⟨
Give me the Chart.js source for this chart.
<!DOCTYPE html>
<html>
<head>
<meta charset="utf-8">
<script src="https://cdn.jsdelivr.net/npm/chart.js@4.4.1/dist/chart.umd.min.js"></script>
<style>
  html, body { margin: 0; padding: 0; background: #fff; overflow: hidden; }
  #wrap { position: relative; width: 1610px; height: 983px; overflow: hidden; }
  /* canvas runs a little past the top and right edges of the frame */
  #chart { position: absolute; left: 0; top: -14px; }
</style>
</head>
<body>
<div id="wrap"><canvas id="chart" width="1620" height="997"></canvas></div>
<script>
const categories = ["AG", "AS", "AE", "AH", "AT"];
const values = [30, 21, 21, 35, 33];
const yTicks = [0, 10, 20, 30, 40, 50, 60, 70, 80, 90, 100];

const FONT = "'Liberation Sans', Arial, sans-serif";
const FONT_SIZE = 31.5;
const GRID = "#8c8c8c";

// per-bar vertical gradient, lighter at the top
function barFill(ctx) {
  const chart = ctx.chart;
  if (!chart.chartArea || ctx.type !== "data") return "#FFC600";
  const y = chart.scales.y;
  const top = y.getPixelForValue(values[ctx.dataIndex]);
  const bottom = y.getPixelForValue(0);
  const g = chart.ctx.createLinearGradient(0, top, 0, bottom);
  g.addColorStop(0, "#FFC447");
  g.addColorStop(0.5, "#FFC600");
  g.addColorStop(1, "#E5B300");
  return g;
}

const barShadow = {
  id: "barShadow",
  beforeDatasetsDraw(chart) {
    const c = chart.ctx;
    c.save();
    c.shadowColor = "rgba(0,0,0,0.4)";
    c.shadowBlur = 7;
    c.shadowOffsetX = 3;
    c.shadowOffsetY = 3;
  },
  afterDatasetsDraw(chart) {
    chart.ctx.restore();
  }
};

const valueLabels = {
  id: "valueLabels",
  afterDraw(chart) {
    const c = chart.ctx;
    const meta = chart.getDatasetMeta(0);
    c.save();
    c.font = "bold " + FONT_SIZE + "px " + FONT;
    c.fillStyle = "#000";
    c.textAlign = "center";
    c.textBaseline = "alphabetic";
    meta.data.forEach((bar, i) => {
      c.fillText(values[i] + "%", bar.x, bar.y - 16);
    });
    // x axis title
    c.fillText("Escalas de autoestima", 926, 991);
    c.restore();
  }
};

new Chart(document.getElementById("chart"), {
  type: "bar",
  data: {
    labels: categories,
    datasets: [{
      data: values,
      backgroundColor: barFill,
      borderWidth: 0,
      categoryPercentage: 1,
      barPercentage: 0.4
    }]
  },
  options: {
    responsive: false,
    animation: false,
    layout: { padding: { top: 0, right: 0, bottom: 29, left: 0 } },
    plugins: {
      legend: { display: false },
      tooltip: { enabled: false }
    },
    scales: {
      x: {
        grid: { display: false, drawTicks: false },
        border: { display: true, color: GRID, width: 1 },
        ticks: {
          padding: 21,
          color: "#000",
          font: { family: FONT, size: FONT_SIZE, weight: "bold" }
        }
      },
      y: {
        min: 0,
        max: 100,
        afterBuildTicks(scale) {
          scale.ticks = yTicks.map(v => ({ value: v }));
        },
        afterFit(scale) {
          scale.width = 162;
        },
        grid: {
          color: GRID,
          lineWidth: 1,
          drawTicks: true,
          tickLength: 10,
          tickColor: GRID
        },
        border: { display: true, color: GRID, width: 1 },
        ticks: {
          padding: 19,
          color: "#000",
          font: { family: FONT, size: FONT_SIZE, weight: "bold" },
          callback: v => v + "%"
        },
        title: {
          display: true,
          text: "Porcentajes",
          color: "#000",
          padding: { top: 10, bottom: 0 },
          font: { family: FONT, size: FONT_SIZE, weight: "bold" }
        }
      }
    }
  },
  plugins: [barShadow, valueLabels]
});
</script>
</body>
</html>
⟩
⟨
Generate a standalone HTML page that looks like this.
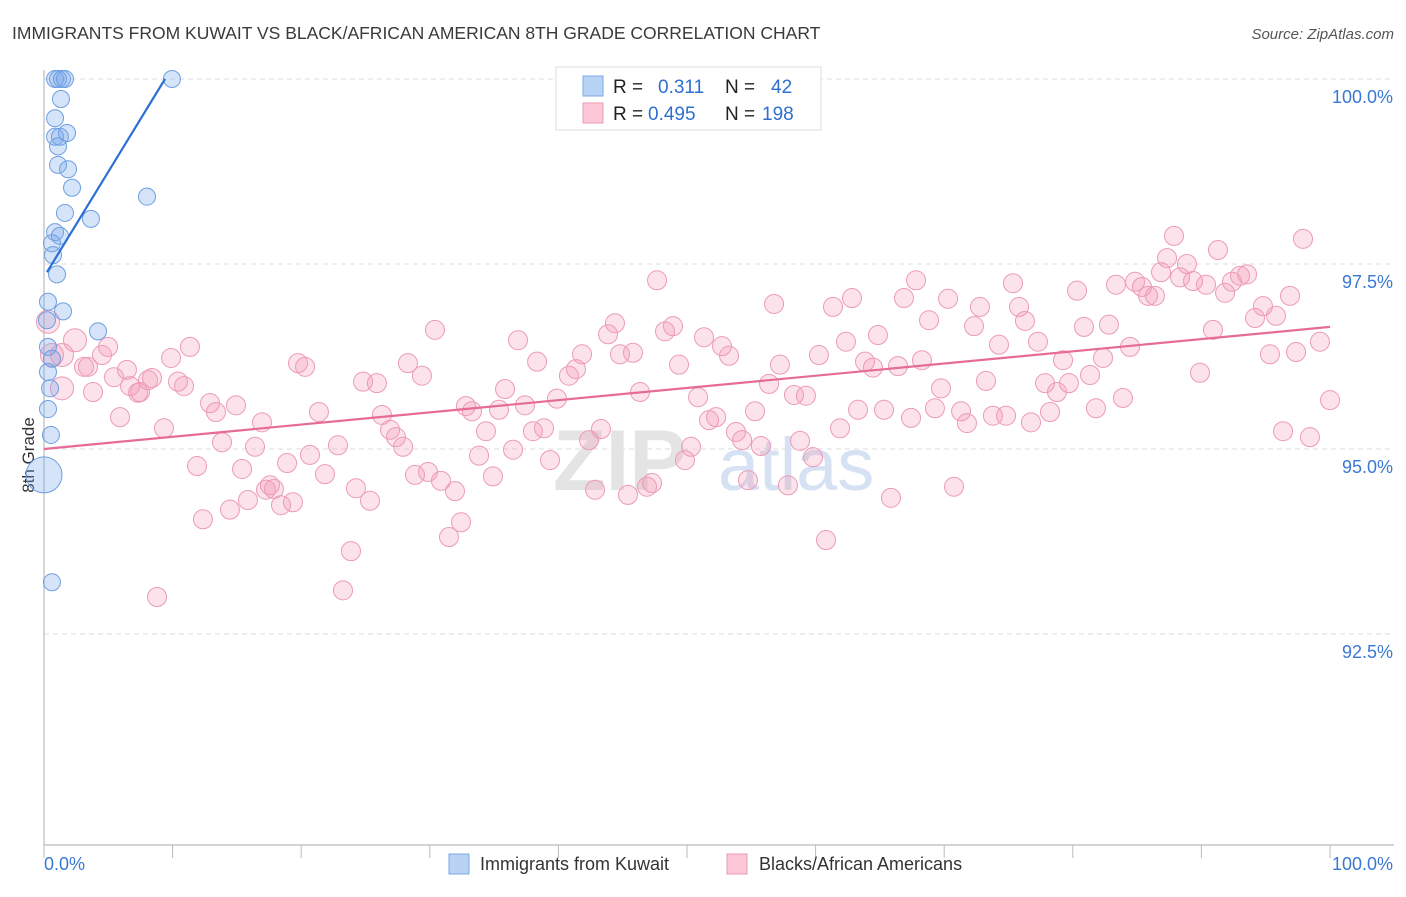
⟩
WHAT YOU ARE ASKED TO DO –
Select every line in the records above that contains the word "this".

TASK RESPONSE –
Give me the Chart.js source for this chart.
Generate a standalone HTML page that looks like this.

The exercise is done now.